Let’s consider the language.


  • Lowest – no ambiguity with that
  • Common – shared by
  • Multiple – multiply, multiples…a number that may be divided by another a certain number of times without a remainder


  • Highest – fine
  • Common – see above
  • Factor – a number or quantity that when multiplied with another produces a given number or expression

Seems straightforward, yet put them together and suddenly students get everything jumbled up. It’s on a par with the Chief Examiner’s other favourite mix-ups such as mean, median and mode; and area and perimeter.

So how can we present this to students in a way that is easier for them to comprehend? Here, I bow down here to the Jedi Knights of teaching approaches… Jo Morgan and Ed Southall.

Typically there are listing strategies and Venn diagram approaches, or an approach that combines each of these two. And with Venn diagrams making an appearance in the new big, fat, wide GCSE maths curriculum then perhaps this is a good opportunity to work the two skills efficiently together.

A good place to start is try to consider the language further, and in doing so we could do worse than adopt a word connection approach such as the one suggested by Chalkface, linking ‘factors’ and ‘factories’, and ‘multiples’ with ‘multiple packs’.

Or, we could try the Blue Peter approach using Rainbow factor methods, or a Euclidian Algorithm which may impress the parents, or there is the Indian method. All of which are beautifully demonstrated by Jo, Little Miss Resourceaholic herself, here.

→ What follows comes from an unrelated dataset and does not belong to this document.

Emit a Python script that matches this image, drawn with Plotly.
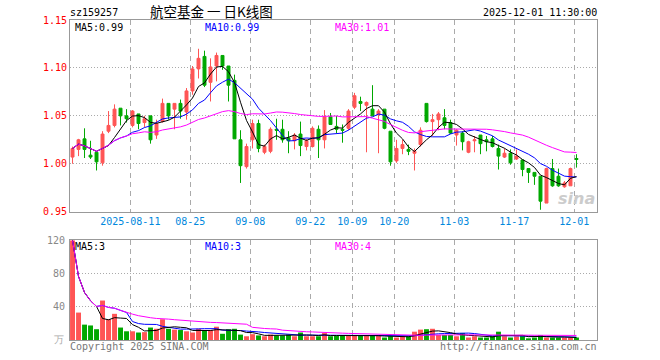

Personally, I try to link any maths skill with a hook for relevance, and have 101 such hooks here for your delectation and delight.

I asked Twitter for some advice for this. Try it…they’re a very helpful bunch of maths educators in the Twitterverse’s virtual staffroom – it’s like a real staffroom, but without the cake.

And as with any real staffroom there are grumpy teachers, a few sarcastic ones, a few rudies who are to be ignored and sent to Coventry, but it is quite simply the best staffroom ever. Sorry, I’ve gone off again.

One thing that raised its ugly head when I approached Twitter about LCM and HCF – context. And this significantly polarises people. Suggestions flowed about buses leaving a depot and meeting up again, and a clip from Father of the Bride was even offered.

Yet others vehemently espouse that context is irrelevant and we should deliver these as an element of mathematical beauty in its own right.

Andrew Blair of @inquirymaths fame recommends an inquiry-based approach using a statement to be proven or disproven, which you can find here.

In any case, I’m not sure that I have “mastered” LCM and HCF myself now from a teaching point of view. But I do now have a few more tools in my toolbox which I can quickdraw and use with students at various times.